Typically, node features are given by arbitrary floating point numbers. However, many machine learning applications require the features to be scaled to a range where most values are smaller or equal to 1. The task of feature scalers it to scale the extracted node features to such a range.

The integration of feature scalers into the morphology dataset presents a challenge: to find the scaling factors all data has to be loaded and all relevant features need to be extracted. This means that the scalers cannot be part of the transforms a priori. The solution is to load the data first, fit the scaler, and then update the transforms to include the fitted scaler.

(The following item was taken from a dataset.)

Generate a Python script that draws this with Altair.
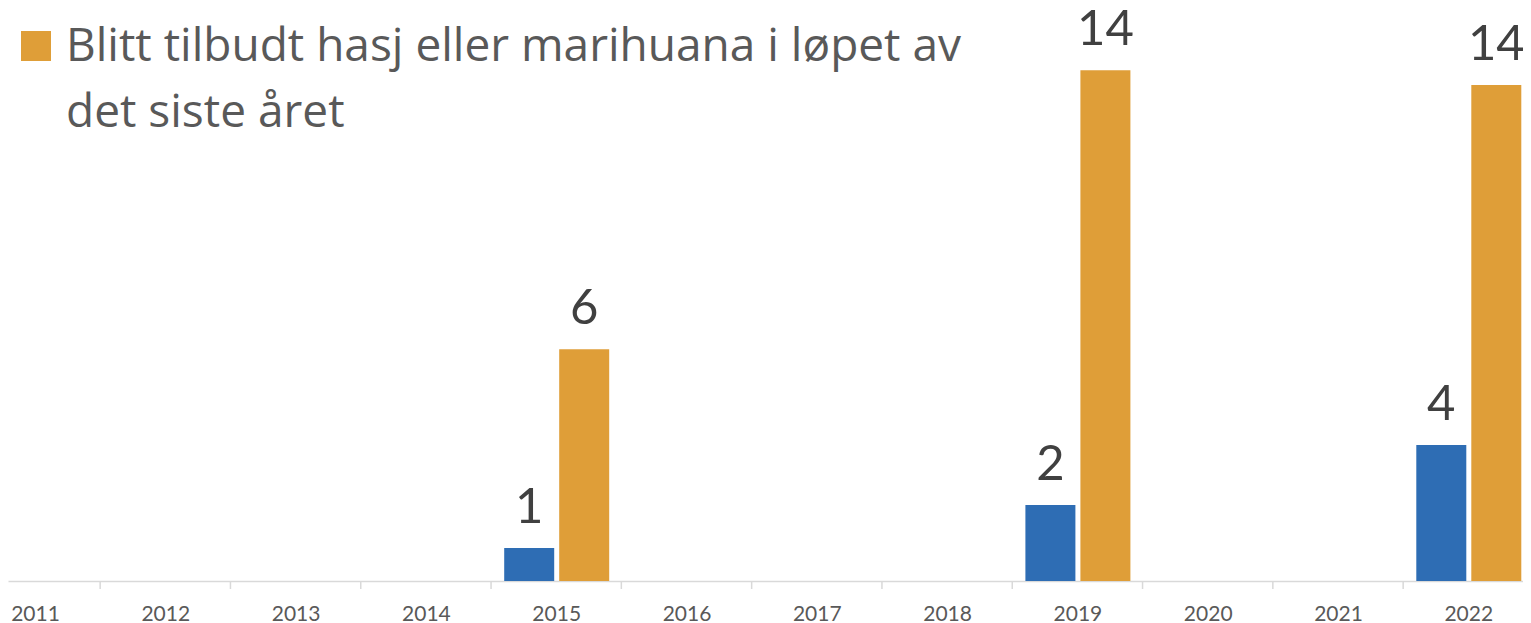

First we load the data without extracting the node features:

from morphoclass import transforms
from morphoclass.data import MorphologyDataset


pre_transform = transforms.Compose([
    transforms.ExtractTMDNeurites(neurite_type='apical'),
    transforms.ExtractEdgeIndex(),
])

dataset = MorphologyDataset.from_csv(
    data_path / "dataset.csv",
    pre_transform=pre_transform,
)

Then we define the transform for the feature extraction, extract the features, fit the scaler, and finally update the feature extraction transform to include the fitted scaler:

# Define the feature extractor
feature_extractor = transforms.Compose([
    transforms.ExtractBranchingAngles(),
    transforms.ExtractRadialDistances(),
])

# Extract features without scaling
dataset.transform = transforms.Compose([
    transforms.MakeCopy(keep_fields=["tmd_neurites"]),
    feature_extractor
])

# Define and fit the scaler
scaler = transforms.FeatureMinMaxScaler(feature_indices=[0, 1])
scaler.fit(dataset)

# Add the scaler to the transforms
dataset.transform = transforms.Compose([
    transforms.MakeCopy(keep_fields=["edge_index", "tmd_neurites", "y"]),
    feature_extractor,
    scaler
])

assert all(sample.x.max() <= 1.0 for sample in dataset)
assert all(sample.x.min() >= 0.0 for sample in dataset)

Note also the keep_fields parameter in MakeCopy. It allows to only copy the necessary data in order to increase performance. For example, if the original morphology field will not be used for training a machine learning model, then there is no need to copy it.

Currently there are a number of scaler types pre-defined in morphoclass:

  • transforms.MinMaxScaler – see documentation for scikit-learn

  • transforms.StandardScaler – see documentation for scikit-learn

  • transforms.RobustScaler – see documentation for scikit-learn

  • transforms.ManualScaler – define the scale and shift manually without fitting

Persistence Images and Diagrams

Some machine learning models may require the transformation of morphologies to persistence images and diagrams. This conversion is implemented in the TMD package, but we provide a convenience function that converts a given MorphologyDataset into persistence images and diagrams:

dataset.feature = "radial_distances"
diagrams, images, labels = dataset.to_persistence_dataset()

Internally this function just delegates to TMD. The feature parameter specifies which node feature will be used as the filtration function, and the possible values are also determined by the TMD package, see documentation for the tmd.Topology.methods.get_persistence_diagram function. Currently the possible values are "radial_distances" and "projection".